I can see how that would help, but in theory an IDE should be able to display/hide argument names when you use indexed arguments.

Is there a LISP environment that does this? Environments like Visual Studio and Eclipse offer "hover tips" for this data, which is the same data in a not as useful form. I've seen it for C#, Java, C++, VB and F# (an OCaml varaint), but not for Ruby.

I can see how dynamic typing and metaprogramming can make it more difficult, but is it still possible?

Anthony C said...

Ryan - (a b c) will always be a function call. Well it could be macro expansion too, but I don't think that was your point. To get a list, you'll need to use '(a b c) or (quote (a b c)). Both of these constructs are very easy to spot in code.

Ryan Baker said...

Oops, I wasn't thinking of that... Still I'd stand by the first part and say it's simpler if the parameter list looks like a list, and the noun part doesn't have any similarity in appearance to a list item.

Jules Jacobs said...

You need to read Beyond Logs again ;-). (foo a b) could be a function call. It doesn't have to. That's just how the standard eval handles it. It's just a list that's given to the eval procedure.

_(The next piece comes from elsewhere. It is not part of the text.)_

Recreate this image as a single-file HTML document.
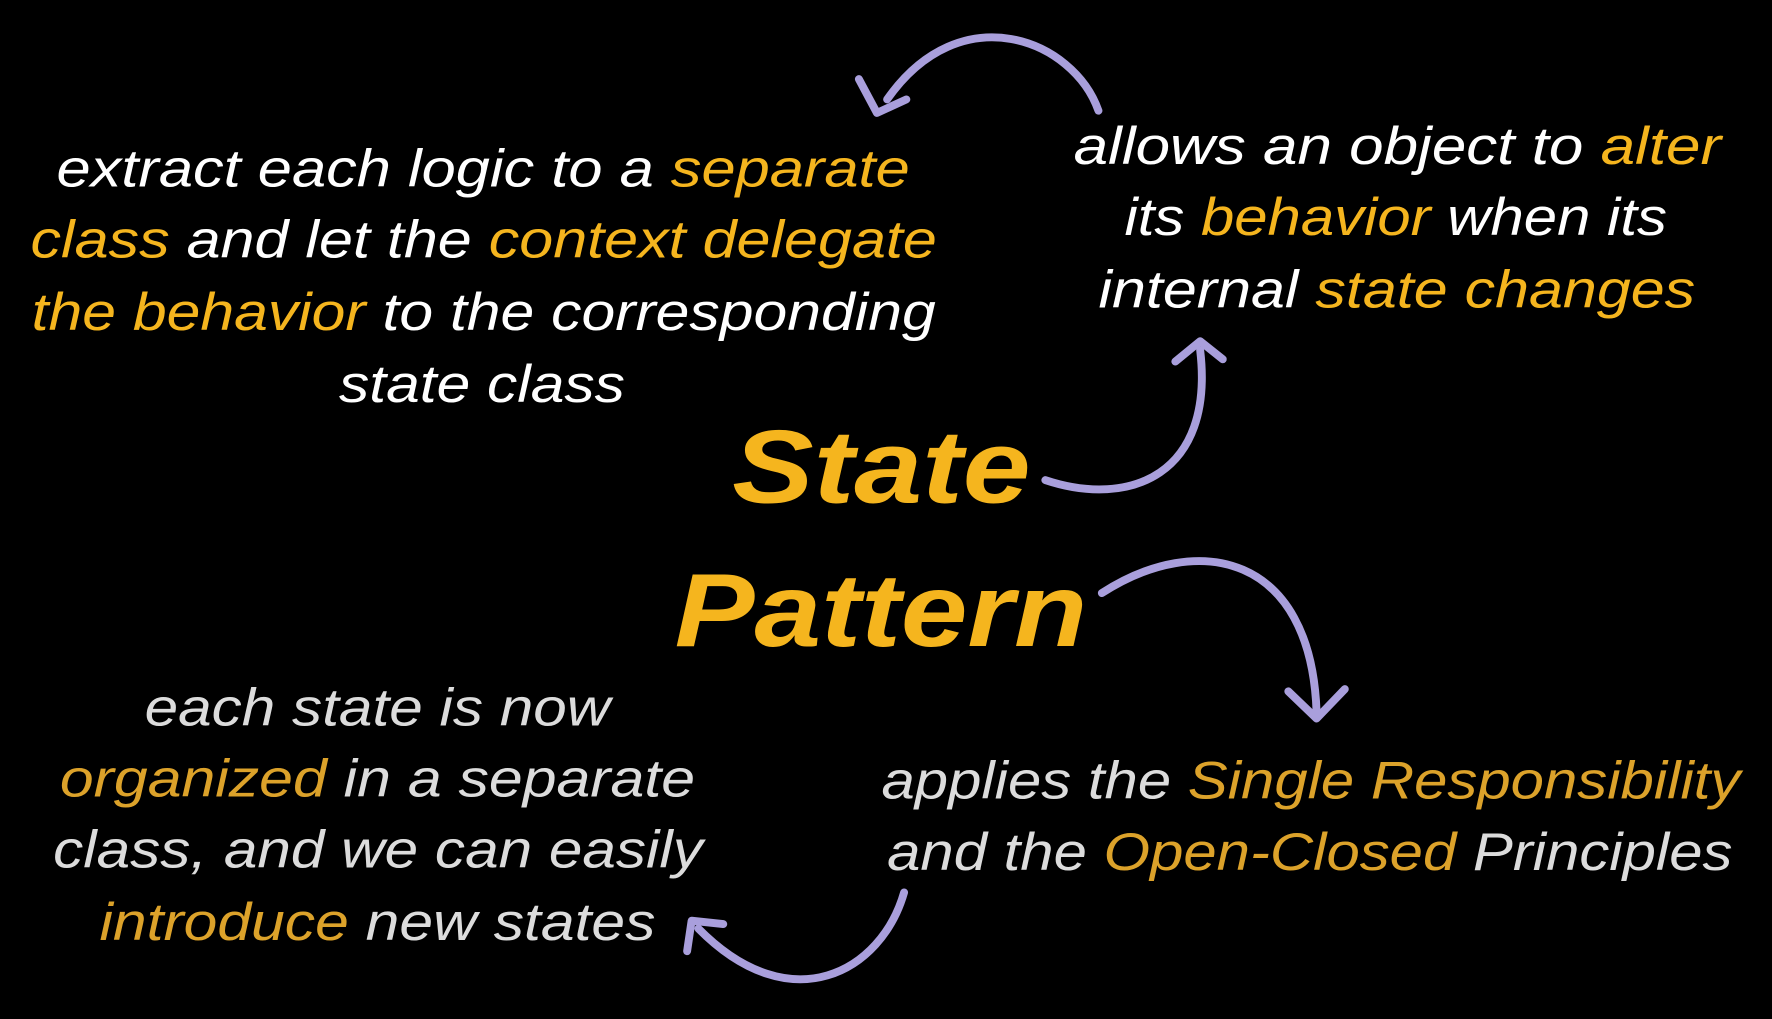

That's why it's a bad idea to make that foo(a, b): foo(a,b) would be expanded to (foo a b) anyway before execution. If you want to be consistent you have to make the list syntax foo(a,b) too. foo(a,b) is thus a list of foo, a and b. That's not natural in my opinion.

You could have a separate syntax for code and quoted lists but now you don't have code = data anymore.